# Rescued a betta



## Mustang Boy (Aug 27, 2008)

About 2 weeks ago we were helping a family friend move some stuff out of her apt. and her roommate had had a betta in a little bowl about the size of my fist and her roommate never showed up so my mom brought the betta home to me later that night along with a free 2.5g tank the family friend gave me so i cleaned the tank out went and found filter cartridges that fit the filter that came with it and stuck one of them in my established 29g to gather bacteria while i had the betta in a LARGE bowl(which he made a pretty decent sized bubble nest in) until i could finish setting the 2.5g up so i planted a few plants in it and then last night i rehomed the betta to the 2.5 and the betta seems to be very happy in his new home

the only problem i have is idk if i have a male or a female i think it is a male from the bubble nest but his fins arent nearly as long as the males i have seen before but they arent quite as short as the females i have seen either they are somewhere in the middle

and do you guys know what some good tank mate would be for him(or her) in the 2.5g i am planning on getting some cherry shrimp(after testing the waters with ghost shrimp to see how he reacts to shrimp) but i was wondering if there was anything else one could recommend to accompany him in his new home or is there no room


----------



## justintrask (Jun 29, 2008)

2.5G, nothing could go with him

it is definately a him if hes building a bubble nest. There are many different types of bettas. My wild plakat has very short fins.

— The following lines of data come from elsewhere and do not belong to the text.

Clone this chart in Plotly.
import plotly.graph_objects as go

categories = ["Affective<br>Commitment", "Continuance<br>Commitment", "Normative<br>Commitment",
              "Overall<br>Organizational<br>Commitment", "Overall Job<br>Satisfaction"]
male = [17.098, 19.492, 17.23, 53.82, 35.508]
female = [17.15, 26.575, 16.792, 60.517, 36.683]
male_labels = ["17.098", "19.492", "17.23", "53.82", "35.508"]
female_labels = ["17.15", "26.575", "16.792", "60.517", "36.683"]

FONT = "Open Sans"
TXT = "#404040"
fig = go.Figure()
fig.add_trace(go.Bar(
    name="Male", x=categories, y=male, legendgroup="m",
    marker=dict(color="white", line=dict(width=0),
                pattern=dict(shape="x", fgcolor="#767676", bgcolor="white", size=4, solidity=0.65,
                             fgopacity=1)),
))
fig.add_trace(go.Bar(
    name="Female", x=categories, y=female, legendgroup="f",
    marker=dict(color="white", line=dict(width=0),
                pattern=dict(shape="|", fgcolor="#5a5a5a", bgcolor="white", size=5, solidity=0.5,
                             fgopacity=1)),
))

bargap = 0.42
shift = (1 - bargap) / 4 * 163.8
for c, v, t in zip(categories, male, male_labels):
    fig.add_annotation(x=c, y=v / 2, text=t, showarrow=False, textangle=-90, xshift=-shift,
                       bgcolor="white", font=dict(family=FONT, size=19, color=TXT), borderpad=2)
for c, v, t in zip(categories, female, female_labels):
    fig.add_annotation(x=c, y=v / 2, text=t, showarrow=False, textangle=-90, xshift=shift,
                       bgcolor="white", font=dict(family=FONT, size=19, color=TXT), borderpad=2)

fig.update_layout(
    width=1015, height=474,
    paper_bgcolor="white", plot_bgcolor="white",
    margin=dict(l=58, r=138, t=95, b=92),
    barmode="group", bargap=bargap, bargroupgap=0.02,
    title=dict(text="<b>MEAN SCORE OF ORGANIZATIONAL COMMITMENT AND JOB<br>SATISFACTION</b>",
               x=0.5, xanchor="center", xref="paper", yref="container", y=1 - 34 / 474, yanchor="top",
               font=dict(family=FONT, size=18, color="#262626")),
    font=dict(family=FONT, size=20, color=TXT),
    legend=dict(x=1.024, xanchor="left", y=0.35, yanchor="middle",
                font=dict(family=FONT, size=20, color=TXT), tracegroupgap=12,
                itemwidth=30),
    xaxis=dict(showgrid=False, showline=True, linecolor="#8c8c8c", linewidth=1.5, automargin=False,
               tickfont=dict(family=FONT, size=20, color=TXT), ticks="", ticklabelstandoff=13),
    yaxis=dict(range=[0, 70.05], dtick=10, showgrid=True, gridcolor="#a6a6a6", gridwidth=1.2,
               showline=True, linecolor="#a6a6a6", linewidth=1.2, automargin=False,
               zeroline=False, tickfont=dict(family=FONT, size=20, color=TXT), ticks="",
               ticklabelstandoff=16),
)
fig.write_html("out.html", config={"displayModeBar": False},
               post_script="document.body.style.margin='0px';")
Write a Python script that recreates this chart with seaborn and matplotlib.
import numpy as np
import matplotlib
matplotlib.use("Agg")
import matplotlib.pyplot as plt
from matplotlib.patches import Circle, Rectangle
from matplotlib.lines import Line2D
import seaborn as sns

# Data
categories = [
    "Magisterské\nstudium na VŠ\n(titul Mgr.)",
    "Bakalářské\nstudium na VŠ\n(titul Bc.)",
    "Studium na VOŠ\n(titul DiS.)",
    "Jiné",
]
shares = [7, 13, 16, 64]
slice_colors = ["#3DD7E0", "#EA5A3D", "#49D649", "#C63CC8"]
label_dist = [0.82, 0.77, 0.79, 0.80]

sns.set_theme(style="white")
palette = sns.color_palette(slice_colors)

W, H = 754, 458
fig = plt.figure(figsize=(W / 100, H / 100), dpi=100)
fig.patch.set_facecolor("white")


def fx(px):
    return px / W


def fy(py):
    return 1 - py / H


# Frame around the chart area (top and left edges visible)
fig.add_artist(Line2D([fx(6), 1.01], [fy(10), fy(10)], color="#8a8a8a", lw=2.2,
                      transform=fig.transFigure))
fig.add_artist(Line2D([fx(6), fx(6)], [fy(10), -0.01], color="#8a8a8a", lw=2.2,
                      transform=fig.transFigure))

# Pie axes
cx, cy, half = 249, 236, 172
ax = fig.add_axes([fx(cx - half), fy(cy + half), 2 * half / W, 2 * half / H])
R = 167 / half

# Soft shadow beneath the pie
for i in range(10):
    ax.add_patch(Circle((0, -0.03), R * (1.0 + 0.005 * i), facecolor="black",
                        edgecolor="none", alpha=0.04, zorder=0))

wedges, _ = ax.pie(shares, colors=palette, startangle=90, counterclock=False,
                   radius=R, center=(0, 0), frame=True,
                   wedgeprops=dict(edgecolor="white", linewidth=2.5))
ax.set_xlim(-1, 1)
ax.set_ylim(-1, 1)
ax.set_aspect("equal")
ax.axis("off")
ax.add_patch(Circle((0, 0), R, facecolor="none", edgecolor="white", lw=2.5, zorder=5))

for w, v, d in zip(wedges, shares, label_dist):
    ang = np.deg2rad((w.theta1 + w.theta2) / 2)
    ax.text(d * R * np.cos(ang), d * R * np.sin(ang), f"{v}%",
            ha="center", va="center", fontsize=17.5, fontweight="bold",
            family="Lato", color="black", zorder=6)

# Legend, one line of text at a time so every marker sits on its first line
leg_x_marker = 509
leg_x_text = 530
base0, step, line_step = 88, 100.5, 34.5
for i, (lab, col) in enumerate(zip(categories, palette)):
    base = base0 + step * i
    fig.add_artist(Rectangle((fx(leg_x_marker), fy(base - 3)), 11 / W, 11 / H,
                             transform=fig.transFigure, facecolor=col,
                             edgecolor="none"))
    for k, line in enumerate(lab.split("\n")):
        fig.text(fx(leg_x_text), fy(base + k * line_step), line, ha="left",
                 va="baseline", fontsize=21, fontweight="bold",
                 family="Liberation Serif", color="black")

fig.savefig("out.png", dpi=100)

You may be able to keep a few larger cherry shrimp, but bettas love any type of shrimp and they will definately become dinner.

Don't worry about a filter, just do frequent small water changes.


----------



## Mustang Boy (Aug 27, 2008)

thanks for the info about the gender i was almost positive he was a he from the bubble nest i just wasnt positive cause of the finnage

and ill just stick with him being alone with maybe adding some adult cherry shrimp and let him be their birth control so they wont get out of hand


----------



## Lupin (Aug 1, 2006)

justintrask said:


> 2.5G, nothing could go with him


Certainly. Shrimps will only be harassed to death. Snails will end up having their eyes and antennae bitten off.



> it is definately a him if hes building a bubble nest. There are many different types of bettas. My wild plakat has very short fins.


Bubblenests are not a surefire way to determine their genders. There have been cases of female bettas building bubblenests as well. The only way to accurately determine their gender is by searching for the egg spot found just below the gills. Females should have the white egg spot assuming they are 3 cm and over in size.



> Don't worry about a filter, just do frequent small water changes.


Could work either way.


----------